■ Your goal
Restate each line of the listing exactly, without carrying over any pictures.

■ Material
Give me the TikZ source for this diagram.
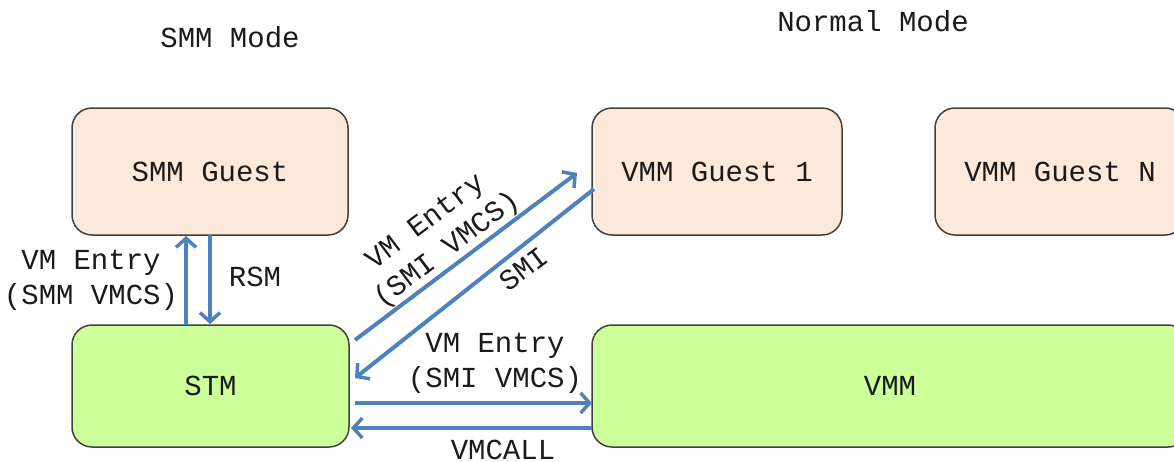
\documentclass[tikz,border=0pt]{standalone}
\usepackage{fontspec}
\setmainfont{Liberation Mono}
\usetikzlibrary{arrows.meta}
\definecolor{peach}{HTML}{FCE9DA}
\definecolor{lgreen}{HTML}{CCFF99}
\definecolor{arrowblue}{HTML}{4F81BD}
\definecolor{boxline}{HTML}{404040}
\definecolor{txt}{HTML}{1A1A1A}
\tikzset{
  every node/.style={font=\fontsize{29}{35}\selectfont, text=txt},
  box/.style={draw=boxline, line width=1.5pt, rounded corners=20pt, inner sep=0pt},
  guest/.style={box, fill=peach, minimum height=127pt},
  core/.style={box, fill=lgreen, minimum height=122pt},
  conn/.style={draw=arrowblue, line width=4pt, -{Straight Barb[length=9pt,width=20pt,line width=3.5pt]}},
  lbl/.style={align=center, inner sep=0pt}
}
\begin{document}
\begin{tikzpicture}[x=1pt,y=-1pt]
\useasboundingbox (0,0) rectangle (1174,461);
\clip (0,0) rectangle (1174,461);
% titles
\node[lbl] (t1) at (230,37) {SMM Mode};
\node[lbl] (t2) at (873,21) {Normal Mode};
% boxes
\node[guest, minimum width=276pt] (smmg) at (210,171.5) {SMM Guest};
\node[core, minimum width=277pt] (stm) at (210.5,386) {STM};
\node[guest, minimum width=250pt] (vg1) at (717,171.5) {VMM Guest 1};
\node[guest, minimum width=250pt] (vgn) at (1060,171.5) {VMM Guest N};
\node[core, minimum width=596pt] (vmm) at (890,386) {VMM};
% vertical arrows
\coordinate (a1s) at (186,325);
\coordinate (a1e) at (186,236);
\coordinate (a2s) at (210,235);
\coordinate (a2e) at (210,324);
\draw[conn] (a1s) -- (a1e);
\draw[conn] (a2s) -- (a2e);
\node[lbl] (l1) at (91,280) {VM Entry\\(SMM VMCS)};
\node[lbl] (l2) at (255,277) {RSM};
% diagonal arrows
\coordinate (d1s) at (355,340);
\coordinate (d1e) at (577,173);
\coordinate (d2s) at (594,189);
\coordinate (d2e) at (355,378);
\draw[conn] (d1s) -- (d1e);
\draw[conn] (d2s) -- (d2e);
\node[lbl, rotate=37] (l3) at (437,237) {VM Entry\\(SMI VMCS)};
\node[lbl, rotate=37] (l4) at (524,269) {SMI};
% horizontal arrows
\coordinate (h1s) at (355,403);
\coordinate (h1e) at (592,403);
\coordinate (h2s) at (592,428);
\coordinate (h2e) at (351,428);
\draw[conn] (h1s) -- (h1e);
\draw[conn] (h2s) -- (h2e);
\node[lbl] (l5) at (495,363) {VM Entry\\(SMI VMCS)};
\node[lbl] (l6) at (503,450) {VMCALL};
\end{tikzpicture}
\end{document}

■ Exercise result
Give me the TikZ source for this diagram.
\documentclass[tikz,border=0pt]{standalone}
\usepackage{fontspec}
\setmainfont{Liberation Mono}
\usetikzlibrary{arrows.meta}
\definecolor{peach}{HTML}{FCE9DA}
\definecolor{lgreen}{HTML}{CCFF99}
\definecolor{arrowblue}{HTML}{4F81BD}
\definecolor{boxline}{HTML}{404040}
\definecolor{txt}{HTML}{1A1A1A}
\tikzset{
  every node/.style={font=\fontsize{29}{35}\selectfont, text=txt},
  box/.style={draw=boxline, line width=1.5pt, rounded corners=20pt, inner sep=0pt},
  guest/.style={box, fill=peach, minimum height=127pt},
  core/.style={box, fill=lgreen, minimum height=122pt},
  conn/.style={draw=arrowblue, line width=4pt, -{Straight Barb[length=9pt,width=20pt,line width=3.5pt]}},
  lbl/.style={align=center, inner sep=0pt}
}
\begin{document}
\begin{tikzpicture}[x=1pt,y=-1pt]
\useasboundingbox (0,0) rectangle (1174,461);
\clip (0,0) rectangle (1174,461);
% titles
\node[lbl] (t1) at (230,37) {SMM Mode};
\node[lbl] (t2) at (873,21) {Normal Mode};
% boxes
\node[guest, minimum width=276pt] (smmg) at (210,171.5) {SMM Guest};
\node[core, minimum width=277pt] (stm) at (210.5,386) {STM};
\node[guest, minimum width=250pt] (vg1) at (717,171.5) {VMM Guest 1};
\node[guest, minimum width=250pt] (vgn) at (1060,171.5) {VMM Guest N};
\node[core, minimum width=596pt] (vmm) at (890,386) {VMM};
% vertical arrows
\coordinate (a1s) at (186,325);
\coordinate (a1e) at (186,236);
\coordinate (a2s) at (210,235);
\coordinate (a2e) at (210,324);
\draw[conn] (a1s) -- (a1e);
\draw[conn] (a2s) -- (a2e);
\node[lbl] (l1) at (91,280) {VM Entry\\(SMM VMCS)};
\node[lbl] (l2) at (255,277) {RSM};
% diagonal arrows
\coordinate (d1s) at (355,340);
\coordinate (d1e) at (577,173);
\coordinate (d2s) at (594,189);
\coordinate (d2e) at (355,378);
\draw[conn] (d1s) -- (d1e);
\draw[conn] (d2s) -- (d2e);
\node[lbl, rotate=37] (l3) at (437,237) {VM Entry\\(SMI VMCS)};
\node[lbl, rotate=37] (l4) at (524,269) {SMI};
% horizontal arrows
\coordinate (h1s) at (355,403);
\coordinate (h1e) at (592,403);
\coordinate (h2s) at (592,428);
\coordinate (h2e) at (351,428);
\draw[conn] (h1s) -- (h1e);
\draw[conn] (h2s) -- (h2e);
\node[lbl] (l5) at (495,363) {VM Entry\\(SMI VMCS)};
\node[lbl] (l6) at (503,450) {VMCALL};
\end{tikzpicture}
\end{document}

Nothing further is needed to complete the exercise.